Willem Dafoe and Brooklynn Prince from The Florida Project, photo courtesy A24
The Florida Project rolls nationwide this week. It’s a quirky, difficult and sometimes heartbreaking movie, filled with foul-mouthed kids and deeply troubled parents and more content concerns than a season of South Park.
And it’s one of my favorite films of the year.
Most of the film takes place in a seedy hotel in Kissimmee, Fla.—so close to Walt Disney World that you can hear Disney’s fireworks every night from the parking lot. The hotel’s painted in a shade landing somewhere between cotton-candy pink and ugly-bruise purple, and the color fits: Most of the hotel’s residential “guests” have been knocked around plenty.
They’re society’s forgotten poor, locked in a cycle of poverty that they just can’t quite break. For them, just surviving is an everyday occupation. Bobby, the kindly superintendent (played by Willem Dafoe), does what he can to make the place livable and the lives of his guests bearable. But there’s only so much he can do—especially when some residents do a bang-up job undercutting their own futures.
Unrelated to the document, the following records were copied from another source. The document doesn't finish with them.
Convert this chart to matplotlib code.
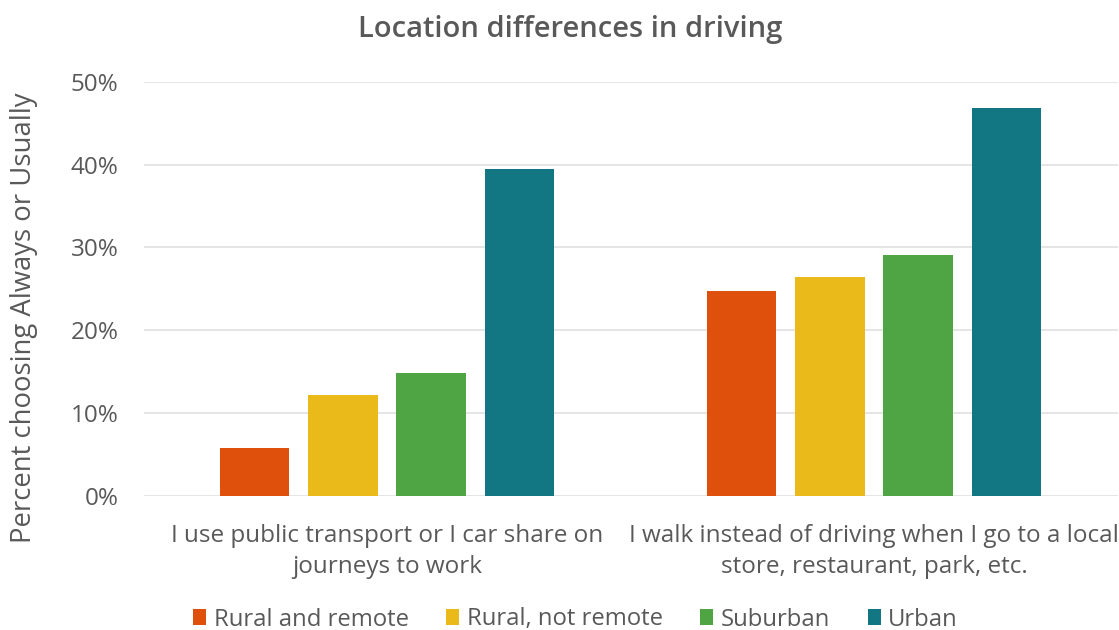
import numpy as np
import matplotlib.pyplot as plt
from matplotlib.ticker import PercentFormatter

plt.rcParams['font.family'] = ['Open Sans', 'DejaVu Sans']

categories = ["I use public transport or I car share on\njourneys to work",
              "I walk instead of driving when I go to a local\nstore, restaurant, park, etc."]
series = ["Rural and remote", "Rural, not remote", "Suburban", "Urban"]
values = {
    "Rural and remote": [5.8, 24.7],
    "Rural, not remote": [12.2, 26.4],
    "Suburban": [14.8, 29.1],
    "Urban": [39.5, 46.8],
}
colors = ["#DE500C", "#EABA1B", "#4FA444", "#127783"]

grey = "#595959"

fig = plt.figure(figsize=(11.19, 6.30), dpi=100)
ax = fig.add_axes([143.5 / 1119, 1 - 496 / 630, 974 / 1119, (496 - 81.7) / 630])

x = np.arange(len(categories))
pitch = 0.1813
width = 0.1423
for i, s in enumerate(series):
    off = (i - 1.5) * pitch
    ax.bar(x + off, values[s], width, color=colors[i], label=s, zorder=3)

ax.set_xlim(-0.5, 1.5)
ax.set_ylim(0, 50)
ax.set_yticks(np.arange(0, 51, 10))
ax.yaxis.set_major_formatter(PercentFormatter(decimals=0))
ax.grid(axis='y', color='#E3E3E3', linewidth=1.3, zorder=0)
for sp in ax.spines.values():
    sp.set_visible(False)
ax.tick_params(axis='both', length=0, colors=grey, labelsize=17.5)
ax.tick_params(axis='y', pad=18)
ax.tick_params(axis='x', pad=20)
ax.set_xticks(x)
ax.set_xticklabels(categories, linespacing=1.4)

ax.set_ylabel("Percent choosing Always or Usually", color=grey, fontsize=19.8)
ax.yaxis.set_label_coords(-105 / 974, 0.43)
fig.text(570 / 1119, 1 - 30 / 630, "Location differences in driving", ha='center', va='center',
         fontsize=21, fontweight='semibold', color=grey)

leg = fig.legend(loc='center', bbox_to_anchor=(0.5143, 1 - 619.5 / 630), ncol=4, frameon=False,
                 fontsize=17.2, handlelength=0.55, handleheight=0.65, handletextpad=0.3,
                 columnspacing=1.58, borderpad=0.1)
for t in leg.get_texts():
    t.set_color(grey)

fig.savefig("out.png", dpi=100)
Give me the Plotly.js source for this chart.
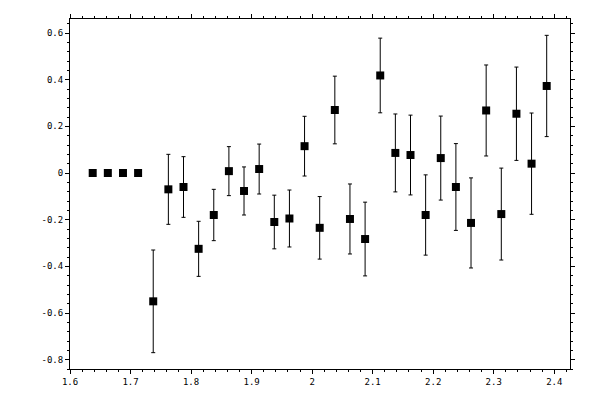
<!DOCTYPE html>
<html>
<head>
<meta charset="utf-8">
<script src="https://cdn.plot.ly/plotly-3.0.1.min.js"></script>
<style>
  html, body { margin: 0; padding: 0; background: #fff; }
  #canvas { width: 600px; height: 400px; }
</style>
</head>
<body>
<div id="canvas"></div>
<script>
// measured points (x, value, symmetric error)
const xs = [1.6375, 1.6625, 1.6875, 1.7125, 1.7375, 1.7625, 1.7875, 1.8125, 1.8375, 1.8625,
            1.8875, 1.9125, 1.9375, 1.9625, 1.9875, 2.0125, 2.0375, 2.0625, 2.0875, 2.1125,
            2.1375, 2.1625, 2.1875, 2.2125, 2.2375, 2.2625, 2.2875, 2.3125, 2.3375, 2.3625,
            2.3875];
const ys = [0, 0, 0, 0, -0.55, -0.07, -0.06, -0.325, -0.18, 0.008,
            -0.077, 0.017, -0.21, -0.195, 0.115, -0.235, 0.27, -0.197, -0.283, 0.418,
            0.086, 0.077, -0.18, 0.064, -0.06, -0.214, 0.268, -0.176, 0.254, 0.04,
            0.373];
const errs = [0, 0, 0, 0, 0.22, 0.15, 0.13, 0.118, 0.11, 0.105,
              0.103, 0.107, 0.115, 0.122, 0.128, 0.134, 0.145, 0.15, 0.158, 0.16,
              0.167, 0.171, 0.172, 0.18, 0.186, 0.193, 0.195, 0.197, 0.2, 0.217,
              0.217];

// tick labels
const xTickVals = [1.6, 1.7, 1.8, 1.9, 2, 2.1, 2.2, 2.3, 2.4];
const xTickText = ["1.6", "1.7", "1.8", "1.9", "2", "2.1", "2.2", "2.3", "2.4"];
const yTickVals = [-0.8, -0.6, -0.4, -0.2, 0, 0.2, 0.4, 0.6];
const yTickText = ["-0.8", "-0.6", "-0.4", "-0.2", "0", "0.2", "0.4", "0.6"];

const X_RANGE = [1.6, 2.426];
const Y_RANGE = [-0.84, 0.66];
const tickFont = { family: "DejaVu Sans Mono", size: 9, color: "#000" };

var getPlotData = () => [{
    x: xs,
    y: ys,
    type: "scatter",
    mode: "markers",
    marker: { symbol: "square", size: 8, color: "#000" },
    error_y: { type: "data", array: errs, visible: true, color: "#000", thickness: 1, width: 2 },
    hoverinfo: "none",
}];

// overlay axes only add the inner half of the major ticks (they cross the frame)
var innerTicks = (range, vals, side) => ({
    range: range,
    overlaying: side == "bottom" ? "x" : "y",
    side: side,
    showgrid: false,
    zeroline: false,
    showline: false,
    showticklabels: false,
    mirror: "allticks",
    ticks: "inside",
    ticklen: 2,
    tickcolor: "#000",
    tickmode: "array",
    tickvals: vals,
});

var getPlotLayout = () => ({
    width: 600,
    height: 400,
    margin: { l: 70, r: 30, t: 19, b: 31 },
    paper_bgcolor: "#fff",
    plot_bgcolor: "#fff",
    showlegend: false,
    xaxis: {
        range: X_RANGE,
        showgrid: false,
        zeroline: false,
        showline: true,
        linecolor: "#000",
        linewidth: 1,
        mirror: "allticks",
        ticks: "outside",
        ticklen: 4,
        tickcolor: "#000",
        tickmode: "array",
        tickvals: xTickVals,
        ticktext: xTickText,
        tickfont: tickFont,
        minor: { tickmode: "linear", tick0: 1.6, dtick: 0.02, ticks: "outside", ticklen: 2, tickcolor: "#000", showgrid: false },
    },
    yaxis: {
        range: Y_RANGE,
        showgrid: false,
        zeroline: false,
        showline: true,
        linecolor: "#000",
        linewidth: 1,
        mirror: "allticks",
        ticks: "outside",
        ticklen: 4,
        tickcolor: "#000",
        tickmode: "array",
        tickvals: yTickVals,
        ticktext: yTickText,
        tickfont: tickFont,
        minor: { tickmode: "linear", tick0: 0, dtick: 0.04, ticks: "outside", ticklen: 2, tickcolor: "#000", showgrid: false },
    },
    xaxis2: innerTicks(X_RANGE, xTickVals, "bottom"),
    yaxis2: innerTicks(Y_RANGE, yTickVals, "left"),
});

Plotly.newPlot("canvas", getPlotData(), getPlotLayout(), { staticPlot: true });
</script>
</body>
</html>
Take Halley (Bria Vinaite), a young woman who lives in the hotel with her 6-year-old daughter, Moonee (Brooklynn Prince). She can’t get a traditional job, and she scrambles every month to pay the rent. She and Moonee aren’t quite on the streets yet, but they’re just one bad break—one more mistake—away. And Halley, it seems, has a knack for making mistakes.
But for Moonee, this hotel really is in some ways a magical place. For her—the precocious leader of a ragtag pack of friends—this strip of Kissimmee is her kingdom, full of meadows to cross and derelict condos to explore and tourists to sweet-talk out of a dollar or two.
Director Sean Baker, who took the indie film world by storm in 2015 with Tangerine—a movie shot entirely on via iPhone—gives us a wonderful, terrible world here, where childhood wonder runs headlong into the bitter reality of poverty and poor choices. And it features a marvelous debut by 7-year-old Prince. Give the girl an Oscar now: She turned in the best performance I’ve seen this year.
But The Florida Project also grants us eyes and ears to see and hear an all-too-often invisible segment of society: the poor.